## Records shown
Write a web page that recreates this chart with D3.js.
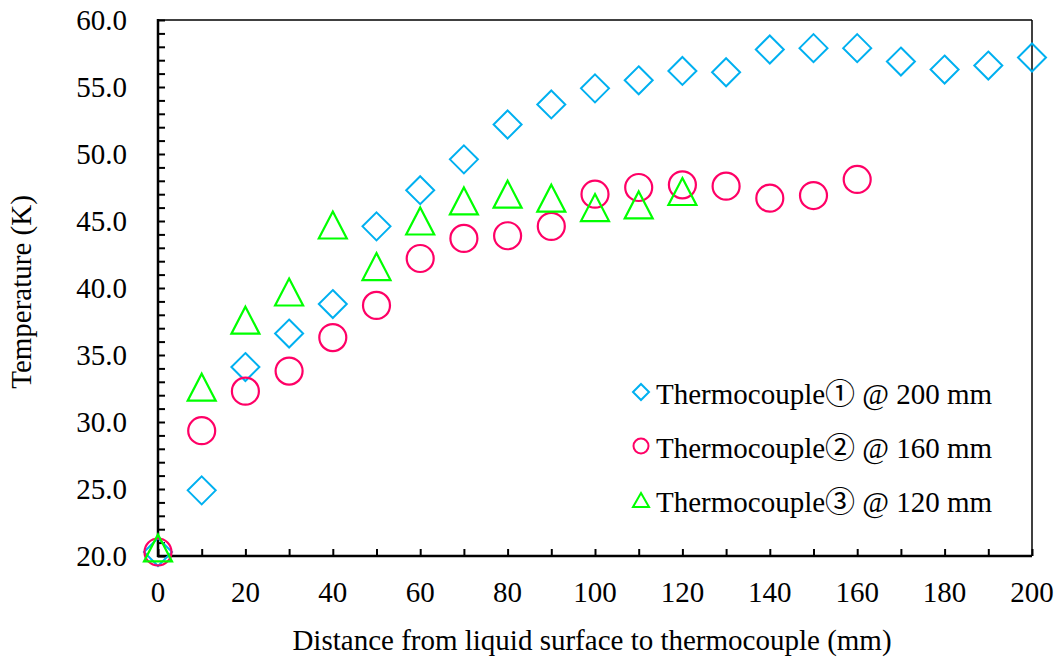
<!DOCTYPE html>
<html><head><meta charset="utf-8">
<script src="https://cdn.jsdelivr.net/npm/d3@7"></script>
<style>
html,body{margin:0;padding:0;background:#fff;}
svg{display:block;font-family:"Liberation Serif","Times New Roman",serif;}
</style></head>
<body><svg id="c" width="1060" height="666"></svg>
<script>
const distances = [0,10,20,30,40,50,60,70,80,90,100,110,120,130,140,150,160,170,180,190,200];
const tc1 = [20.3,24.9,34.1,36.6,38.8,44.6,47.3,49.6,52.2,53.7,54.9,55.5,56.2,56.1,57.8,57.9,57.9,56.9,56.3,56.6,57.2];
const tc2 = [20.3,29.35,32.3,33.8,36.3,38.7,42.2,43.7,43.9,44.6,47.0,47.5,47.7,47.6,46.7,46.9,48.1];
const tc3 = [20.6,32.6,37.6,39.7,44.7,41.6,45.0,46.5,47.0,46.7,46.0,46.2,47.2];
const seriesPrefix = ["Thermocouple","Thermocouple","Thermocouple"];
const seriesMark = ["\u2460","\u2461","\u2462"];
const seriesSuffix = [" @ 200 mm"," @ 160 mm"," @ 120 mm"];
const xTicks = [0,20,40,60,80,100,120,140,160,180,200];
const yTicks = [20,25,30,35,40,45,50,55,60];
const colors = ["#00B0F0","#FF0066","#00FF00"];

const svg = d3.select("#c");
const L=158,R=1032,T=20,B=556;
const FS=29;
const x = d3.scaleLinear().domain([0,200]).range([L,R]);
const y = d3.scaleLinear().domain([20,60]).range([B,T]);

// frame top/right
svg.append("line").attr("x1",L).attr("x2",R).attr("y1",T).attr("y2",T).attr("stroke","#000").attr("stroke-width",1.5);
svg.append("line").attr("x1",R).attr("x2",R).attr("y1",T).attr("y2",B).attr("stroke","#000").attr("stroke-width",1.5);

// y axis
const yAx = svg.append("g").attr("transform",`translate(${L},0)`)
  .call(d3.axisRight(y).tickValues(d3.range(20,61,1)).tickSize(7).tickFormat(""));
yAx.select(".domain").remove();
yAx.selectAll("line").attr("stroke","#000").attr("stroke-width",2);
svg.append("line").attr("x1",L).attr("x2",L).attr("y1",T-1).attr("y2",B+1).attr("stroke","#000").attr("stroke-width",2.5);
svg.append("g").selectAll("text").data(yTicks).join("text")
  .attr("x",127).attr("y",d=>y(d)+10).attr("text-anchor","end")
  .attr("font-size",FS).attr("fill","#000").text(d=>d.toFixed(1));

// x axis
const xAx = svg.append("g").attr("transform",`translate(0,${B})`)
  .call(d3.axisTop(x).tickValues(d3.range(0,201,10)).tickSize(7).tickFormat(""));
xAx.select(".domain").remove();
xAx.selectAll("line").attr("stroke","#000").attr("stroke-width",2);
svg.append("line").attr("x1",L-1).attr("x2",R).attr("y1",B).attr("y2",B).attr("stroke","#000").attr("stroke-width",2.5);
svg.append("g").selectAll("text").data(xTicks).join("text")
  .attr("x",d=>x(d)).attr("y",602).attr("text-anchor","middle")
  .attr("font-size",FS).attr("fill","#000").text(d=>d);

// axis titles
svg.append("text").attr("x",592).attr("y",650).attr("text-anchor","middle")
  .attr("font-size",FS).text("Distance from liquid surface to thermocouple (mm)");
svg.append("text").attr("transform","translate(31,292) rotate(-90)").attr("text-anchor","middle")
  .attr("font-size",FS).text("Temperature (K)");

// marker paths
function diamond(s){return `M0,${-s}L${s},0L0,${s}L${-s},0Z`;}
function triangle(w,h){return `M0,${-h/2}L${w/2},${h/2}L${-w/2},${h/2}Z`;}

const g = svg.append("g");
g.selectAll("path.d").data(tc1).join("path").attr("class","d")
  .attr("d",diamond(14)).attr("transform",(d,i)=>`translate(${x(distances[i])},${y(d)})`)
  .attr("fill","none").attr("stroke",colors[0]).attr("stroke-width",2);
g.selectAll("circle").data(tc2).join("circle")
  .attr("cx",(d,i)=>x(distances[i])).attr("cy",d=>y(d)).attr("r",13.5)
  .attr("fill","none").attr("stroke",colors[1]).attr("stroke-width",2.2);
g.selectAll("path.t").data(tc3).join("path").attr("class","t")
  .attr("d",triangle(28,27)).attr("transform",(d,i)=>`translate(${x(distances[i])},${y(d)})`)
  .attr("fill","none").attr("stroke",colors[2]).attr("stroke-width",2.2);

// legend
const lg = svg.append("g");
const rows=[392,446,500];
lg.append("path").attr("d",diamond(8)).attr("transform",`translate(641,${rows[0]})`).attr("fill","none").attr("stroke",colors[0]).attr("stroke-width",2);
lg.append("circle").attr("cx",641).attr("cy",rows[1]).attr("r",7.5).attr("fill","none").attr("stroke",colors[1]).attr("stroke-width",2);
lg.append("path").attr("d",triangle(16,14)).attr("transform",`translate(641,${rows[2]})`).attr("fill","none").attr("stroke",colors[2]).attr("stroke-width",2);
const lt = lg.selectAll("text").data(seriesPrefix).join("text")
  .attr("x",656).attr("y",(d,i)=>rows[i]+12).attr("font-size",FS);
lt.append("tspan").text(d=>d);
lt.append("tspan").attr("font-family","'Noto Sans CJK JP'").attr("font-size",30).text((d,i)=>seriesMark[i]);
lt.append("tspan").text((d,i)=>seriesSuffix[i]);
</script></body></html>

* * *

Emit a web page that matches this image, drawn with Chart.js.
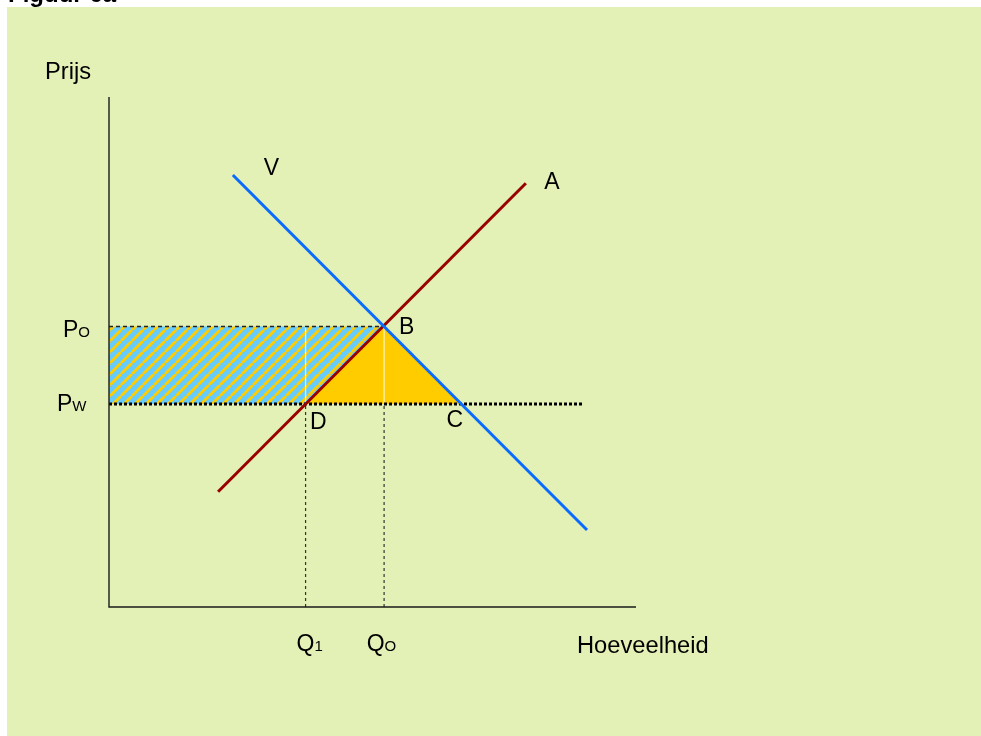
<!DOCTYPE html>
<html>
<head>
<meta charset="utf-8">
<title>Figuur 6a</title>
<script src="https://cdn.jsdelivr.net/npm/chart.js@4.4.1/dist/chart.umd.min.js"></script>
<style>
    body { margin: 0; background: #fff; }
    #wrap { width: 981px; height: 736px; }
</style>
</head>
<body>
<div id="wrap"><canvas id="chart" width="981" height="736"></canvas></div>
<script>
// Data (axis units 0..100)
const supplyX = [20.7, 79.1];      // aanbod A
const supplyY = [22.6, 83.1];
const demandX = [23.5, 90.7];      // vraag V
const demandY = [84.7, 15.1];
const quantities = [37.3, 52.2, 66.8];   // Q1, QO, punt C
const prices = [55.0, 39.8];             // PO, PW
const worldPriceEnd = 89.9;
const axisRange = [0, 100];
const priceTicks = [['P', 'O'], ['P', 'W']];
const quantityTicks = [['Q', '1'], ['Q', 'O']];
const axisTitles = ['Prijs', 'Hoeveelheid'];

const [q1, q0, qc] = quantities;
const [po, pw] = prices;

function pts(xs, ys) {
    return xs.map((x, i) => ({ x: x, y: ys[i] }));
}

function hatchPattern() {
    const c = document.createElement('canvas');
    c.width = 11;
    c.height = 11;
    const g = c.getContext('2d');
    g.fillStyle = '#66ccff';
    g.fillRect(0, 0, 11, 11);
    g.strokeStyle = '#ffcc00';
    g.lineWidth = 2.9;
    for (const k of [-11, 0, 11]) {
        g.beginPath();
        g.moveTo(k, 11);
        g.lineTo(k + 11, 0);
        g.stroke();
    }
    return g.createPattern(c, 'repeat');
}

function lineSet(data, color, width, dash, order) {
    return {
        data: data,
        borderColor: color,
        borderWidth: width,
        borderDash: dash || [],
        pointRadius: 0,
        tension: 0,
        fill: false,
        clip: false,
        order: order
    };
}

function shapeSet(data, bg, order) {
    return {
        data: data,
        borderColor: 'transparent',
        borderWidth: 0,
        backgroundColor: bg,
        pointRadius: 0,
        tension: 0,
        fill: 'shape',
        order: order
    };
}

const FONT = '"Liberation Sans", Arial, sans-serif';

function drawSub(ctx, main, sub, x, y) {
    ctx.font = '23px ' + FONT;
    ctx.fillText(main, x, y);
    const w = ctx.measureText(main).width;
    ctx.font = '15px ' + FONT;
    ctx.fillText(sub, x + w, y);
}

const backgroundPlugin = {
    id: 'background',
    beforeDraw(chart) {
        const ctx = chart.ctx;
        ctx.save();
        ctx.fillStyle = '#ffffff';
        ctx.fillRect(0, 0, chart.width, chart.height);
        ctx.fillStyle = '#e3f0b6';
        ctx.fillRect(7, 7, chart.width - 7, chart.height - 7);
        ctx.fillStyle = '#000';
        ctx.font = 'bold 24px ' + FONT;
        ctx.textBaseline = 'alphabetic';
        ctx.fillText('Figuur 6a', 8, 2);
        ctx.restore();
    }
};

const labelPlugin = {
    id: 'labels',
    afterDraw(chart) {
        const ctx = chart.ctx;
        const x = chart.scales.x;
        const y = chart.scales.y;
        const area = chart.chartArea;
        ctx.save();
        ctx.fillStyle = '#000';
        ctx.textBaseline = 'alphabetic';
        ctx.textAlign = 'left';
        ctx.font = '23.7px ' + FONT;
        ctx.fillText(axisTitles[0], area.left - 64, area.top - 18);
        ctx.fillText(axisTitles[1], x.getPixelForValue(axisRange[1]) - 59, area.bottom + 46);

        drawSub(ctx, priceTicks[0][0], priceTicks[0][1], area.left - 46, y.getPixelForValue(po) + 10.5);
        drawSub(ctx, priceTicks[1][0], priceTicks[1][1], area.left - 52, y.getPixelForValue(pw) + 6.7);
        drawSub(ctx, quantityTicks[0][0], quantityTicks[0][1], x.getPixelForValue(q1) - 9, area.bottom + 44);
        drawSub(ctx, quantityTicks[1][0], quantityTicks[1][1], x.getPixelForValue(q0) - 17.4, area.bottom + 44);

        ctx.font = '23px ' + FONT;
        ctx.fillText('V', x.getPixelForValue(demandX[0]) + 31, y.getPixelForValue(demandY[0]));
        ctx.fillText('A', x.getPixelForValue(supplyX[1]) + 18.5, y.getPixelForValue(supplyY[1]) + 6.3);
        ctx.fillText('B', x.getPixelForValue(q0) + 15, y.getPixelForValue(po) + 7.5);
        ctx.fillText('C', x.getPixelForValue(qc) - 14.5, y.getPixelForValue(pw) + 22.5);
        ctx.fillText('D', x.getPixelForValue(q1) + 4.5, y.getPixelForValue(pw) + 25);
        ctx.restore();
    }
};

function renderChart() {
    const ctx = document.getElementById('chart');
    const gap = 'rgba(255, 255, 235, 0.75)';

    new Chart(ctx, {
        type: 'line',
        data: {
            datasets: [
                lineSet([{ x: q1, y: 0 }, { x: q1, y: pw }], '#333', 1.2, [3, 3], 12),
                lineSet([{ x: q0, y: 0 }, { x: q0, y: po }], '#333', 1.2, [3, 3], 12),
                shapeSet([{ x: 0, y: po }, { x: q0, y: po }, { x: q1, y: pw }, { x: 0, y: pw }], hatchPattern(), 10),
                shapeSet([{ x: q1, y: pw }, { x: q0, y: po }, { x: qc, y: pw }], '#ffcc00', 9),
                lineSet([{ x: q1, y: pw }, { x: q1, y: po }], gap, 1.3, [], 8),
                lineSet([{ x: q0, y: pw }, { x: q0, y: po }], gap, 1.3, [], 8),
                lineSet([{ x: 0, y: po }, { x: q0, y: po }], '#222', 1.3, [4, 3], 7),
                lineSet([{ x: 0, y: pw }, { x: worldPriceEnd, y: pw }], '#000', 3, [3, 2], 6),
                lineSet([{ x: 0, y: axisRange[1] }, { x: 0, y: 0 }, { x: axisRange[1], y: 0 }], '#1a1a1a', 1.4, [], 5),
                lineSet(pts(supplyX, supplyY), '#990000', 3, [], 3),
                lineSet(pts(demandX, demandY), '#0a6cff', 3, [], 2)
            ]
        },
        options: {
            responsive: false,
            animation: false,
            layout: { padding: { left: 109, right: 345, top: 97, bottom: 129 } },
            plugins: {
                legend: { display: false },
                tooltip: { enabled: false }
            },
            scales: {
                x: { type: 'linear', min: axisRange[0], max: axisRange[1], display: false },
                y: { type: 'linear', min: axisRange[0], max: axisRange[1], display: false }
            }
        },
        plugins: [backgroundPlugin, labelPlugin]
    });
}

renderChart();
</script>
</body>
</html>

## To do
Only the number is wanted: how many lines in the entries above contain the word "page"?

## Expected output
2